====== DATA SECTION ======

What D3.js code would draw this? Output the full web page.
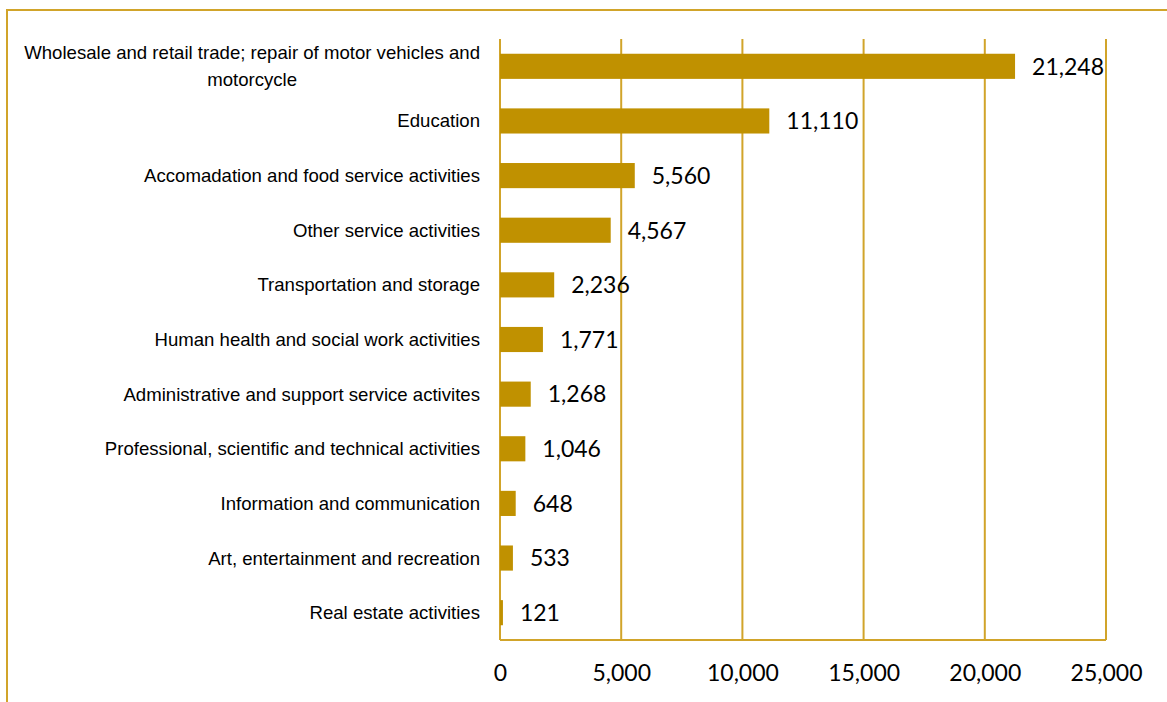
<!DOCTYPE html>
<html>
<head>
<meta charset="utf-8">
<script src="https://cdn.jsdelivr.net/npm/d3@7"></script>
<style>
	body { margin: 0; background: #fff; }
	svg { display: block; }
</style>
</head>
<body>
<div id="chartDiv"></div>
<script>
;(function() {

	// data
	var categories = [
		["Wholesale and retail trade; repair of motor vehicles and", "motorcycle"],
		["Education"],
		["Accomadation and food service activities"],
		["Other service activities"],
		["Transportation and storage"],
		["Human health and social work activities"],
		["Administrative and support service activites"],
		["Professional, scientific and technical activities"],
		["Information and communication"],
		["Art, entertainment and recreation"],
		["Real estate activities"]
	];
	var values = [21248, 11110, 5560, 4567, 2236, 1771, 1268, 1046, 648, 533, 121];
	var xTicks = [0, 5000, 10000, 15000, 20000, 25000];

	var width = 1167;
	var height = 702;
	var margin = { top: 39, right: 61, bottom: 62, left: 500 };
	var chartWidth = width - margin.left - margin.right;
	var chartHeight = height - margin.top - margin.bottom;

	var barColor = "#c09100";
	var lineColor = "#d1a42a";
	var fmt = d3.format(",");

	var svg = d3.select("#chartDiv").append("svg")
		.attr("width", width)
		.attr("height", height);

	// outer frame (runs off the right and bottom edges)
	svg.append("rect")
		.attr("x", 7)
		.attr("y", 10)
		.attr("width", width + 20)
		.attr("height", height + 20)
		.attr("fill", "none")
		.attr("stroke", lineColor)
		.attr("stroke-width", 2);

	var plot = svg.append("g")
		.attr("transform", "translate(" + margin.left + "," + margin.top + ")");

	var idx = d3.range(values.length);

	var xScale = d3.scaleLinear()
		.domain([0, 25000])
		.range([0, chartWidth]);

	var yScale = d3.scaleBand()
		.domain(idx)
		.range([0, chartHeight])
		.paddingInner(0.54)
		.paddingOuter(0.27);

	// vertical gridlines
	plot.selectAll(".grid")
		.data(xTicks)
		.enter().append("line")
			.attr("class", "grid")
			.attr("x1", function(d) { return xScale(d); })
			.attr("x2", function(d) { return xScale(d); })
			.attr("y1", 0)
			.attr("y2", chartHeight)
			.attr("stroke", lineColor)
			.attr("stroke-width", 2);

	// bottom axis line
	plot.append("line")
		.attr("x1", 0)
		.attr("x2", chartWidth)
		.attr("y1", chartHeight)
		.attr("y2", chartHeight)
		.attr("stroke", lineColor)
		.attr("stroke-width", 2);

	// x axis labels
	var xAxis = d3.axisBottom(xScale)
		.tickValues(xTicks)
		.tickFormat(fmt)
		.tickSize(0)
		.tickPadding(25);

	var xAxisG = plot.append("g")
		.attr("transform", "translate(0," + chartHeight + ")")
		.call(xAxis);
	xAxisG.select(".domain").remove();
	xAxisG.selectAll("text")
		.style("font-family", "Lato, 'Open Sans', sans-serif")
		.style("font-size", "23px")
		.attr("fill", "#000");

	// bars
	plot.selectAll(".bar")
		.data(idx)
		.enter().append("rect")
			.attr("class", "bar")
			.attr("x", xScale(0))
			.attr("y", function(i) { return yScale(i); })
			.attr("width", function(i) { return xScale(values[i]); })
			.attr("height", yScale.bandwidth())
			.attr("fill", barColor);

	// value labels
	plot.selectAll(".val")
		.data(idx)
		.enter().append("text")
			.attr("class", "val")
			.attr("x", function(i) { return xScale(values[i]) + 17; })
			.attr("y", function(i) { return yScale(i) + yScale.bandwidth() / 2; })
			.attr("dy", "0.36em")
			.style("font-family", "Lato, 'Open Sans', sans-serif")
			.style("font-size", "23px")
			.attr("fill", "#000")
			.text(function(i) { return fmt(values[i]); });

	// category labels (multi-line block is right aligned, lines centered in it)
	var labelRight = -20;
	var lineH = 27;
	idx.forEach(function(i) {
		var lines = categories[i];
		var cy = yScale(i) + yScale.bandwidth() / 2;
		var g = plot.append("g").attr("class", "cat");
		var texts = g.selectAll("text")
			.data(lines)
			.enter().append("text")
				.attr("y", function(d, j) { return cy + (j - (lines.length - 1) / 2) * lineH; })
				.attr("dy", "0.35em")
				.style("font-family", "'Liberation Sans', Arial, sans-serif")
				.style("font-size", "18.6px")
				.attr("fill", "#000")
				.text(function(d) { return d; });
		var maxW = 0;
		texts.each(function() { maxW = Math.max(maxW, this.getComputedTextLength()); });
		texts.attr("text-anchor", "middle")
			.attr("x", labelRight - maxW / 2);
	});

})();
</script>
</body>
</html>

======

GIVEN INSTRUCTION> Quote the material in full and exactly; do not carry over its pictures.

CORRECT RESPONSE>
What D3.js code would draw this? Output the full web page.
<!DOCTYPE html>
<html>
<head>
<meta charset="utf-8">
<script src="https://cdn.jsdelivr.net/npm/d3@7"></script>
<style>
	body { margin: 0; background: #fff; }
	svg { display: block; }
</style>
</head>
<body>
<div id="chartDiv"></div>
<script>
;(function() {

	// data
	var categories = [
		["Wholesale and retail trade; repair of motor vehicles and", "motorcycle"],
		["Education"],
		["Accomadation and food service activities"],
		["Other service activities"],
		["Transportation and storage"],
		["Human health and social work activities"],
		["Administrative and support service activites"],
		["Professional, scientific and technical activities"],
		["Information and communication"],
		["Art, entertainment and recreation"],
		["Real estate activities"]
	];
	var values = [21248, 11110, 5560, 4567, 2236, 1771, 1268, 1046, 648, 533, 121];
	var xTicks = [0, 5000, 10000, 15000, 20000, 25000];

	var width = 1167;
	var height = 702;
	var margin = { top: 39, right: 61, bottom: 62, left: 500 };
	var chartWidth = width - margin.left - margin.right;
	var chartHeight = height - margin.top - margin.bottom;

	var barColor = "#c09100";
	var lineColor = "#d1a42a";
	var fmt = d3.format(",");

	var svg = d3.select("#chartDiv").append("svg")
		.attr("width", width)
		.attr("height", height);

	// outer frame (runs off the right and bottom edges)
	svg.append("rect")
		.attr("x", 7)
		.attr("y", 10)
		.attr("width", width + 20)
		.attr("height", height + 20)
		.attr("fill", "none")
		.attr("stroke", lineColor)
		.attr("stroke-width", 2);

	var plot = svg.append("g")
		.attr("transform", "translate(" + margin.left + "," + margin.top + ")");

	var idx = d3.range(values.length);

	var xScale = d3.scaleLinear()
		.domain([0, 25000])
		.range([0, chartWidth]);

	var yScale = d3.scaleBand()
		.domain(idx)
		.range([0, chartHeight])
		.paddingInner(0.54)
		.paddingOuter(0.27);

	// vertical gridlines
	plot.selectAll(".grid")
		.data(xTicks)
		.enter().append("line")
			.attr("class", "grid")
			.attr("x1", function(d) { return xScale(d); })
			.attr("x2", function(d) { return xScale(d); })
			.attr("y1", 0)
			.attr("y2", chartHeight)
			.attr("stroke", lineColor)
			.attr("stroke-width", 2);

	// bottom axis line
	plot.append("line")
		.attr("x1", 0)
		.attr("x2", chartWidth)
		.attr("y1", chartHeight)
		.attr("y2", chartHeight)
		.attr("stroke", lineColor)
		.attr("stroke-width", 2);

	// x axis labels
	var xAxis = d3.axisBottom(xScale)
		.tickValues(xTicks)
		.tickFormat(fmt)
		.tickSize(0)
		.tickPadding(25);

	var xAxisG = plot.append("g")
		.attr("transform", "translate(0," + chartHeight + ")")
		.call(xAxis);
	xAxisG.select(".domain").remove();
	xAxisG.selectAll("text")
		.style("font-family", "Lato, 'Open Sans', sans-serif")
		.style("font-size", "23px")
		.attr("fill", "#000");

	// bars
	plot.selectAll(".bar")
		.data(idx)
		.enter().append("rect")
			.attr("class", "bar")
			.attr("x", xScale(0))
			.attr("y", function(i) { return yScale(i); })
			.attr("width", function(i) { return xScale(values[i]); })
			.attr("height", yScale.bandwidth())
			.attr("fill", barColor);

	// value labels
	plot.selectAll(".val")
		.data(idx)
		.enter().append("text")
			.attr("class", "val")
			.attr("x", function(i) { return xScale(values[i]) + 17; })
			.attr("y", function(i) { return yScale(i) + yScale.bandwidth() / 2; })
			.attr("dy", "0.36em")
			.style("font-family", "Lato, 'Open Sans', sans-serif")
			.style("font-size", "23px")
			.attr("fill", "#000")
			.text(function(i) { return fmt(values[i]); });

	// category labels (multi-line block is right aligned, lines centered in it)
	var labelRight = -20;
	var lineH = 27;
	idx.forEach(function(i) {
		var lines = categories[i];
		var cy = yScale(i) + yScale.bandwidth() / 2;
		var g = plot.append("g").attr("class", "cat");
		var texts = g.selectAll("text")
			.data(lines)
			.enter().append("text")
				.attr("y", function(d, j) { return cy + (j - (lines.length - 1) / 2) * lineH; })
				.attr("dy", "0.35em")
				.style("font-family", "'Liberation Sans', Arial, sans-serif")
				.style("font-size", "18.6px")
				.attr("fill", "#000")
				.text(function(d) { return d; });
		var maxW = 0;
		texts.each(function() { maxW = Math.max(maxW, this.getComputedTextLength()); });
		texts.attr("text-anchor", "middle")
			.attr("x", labelRight - maxW / 2);
	});

})();
</script>
</body>
</html>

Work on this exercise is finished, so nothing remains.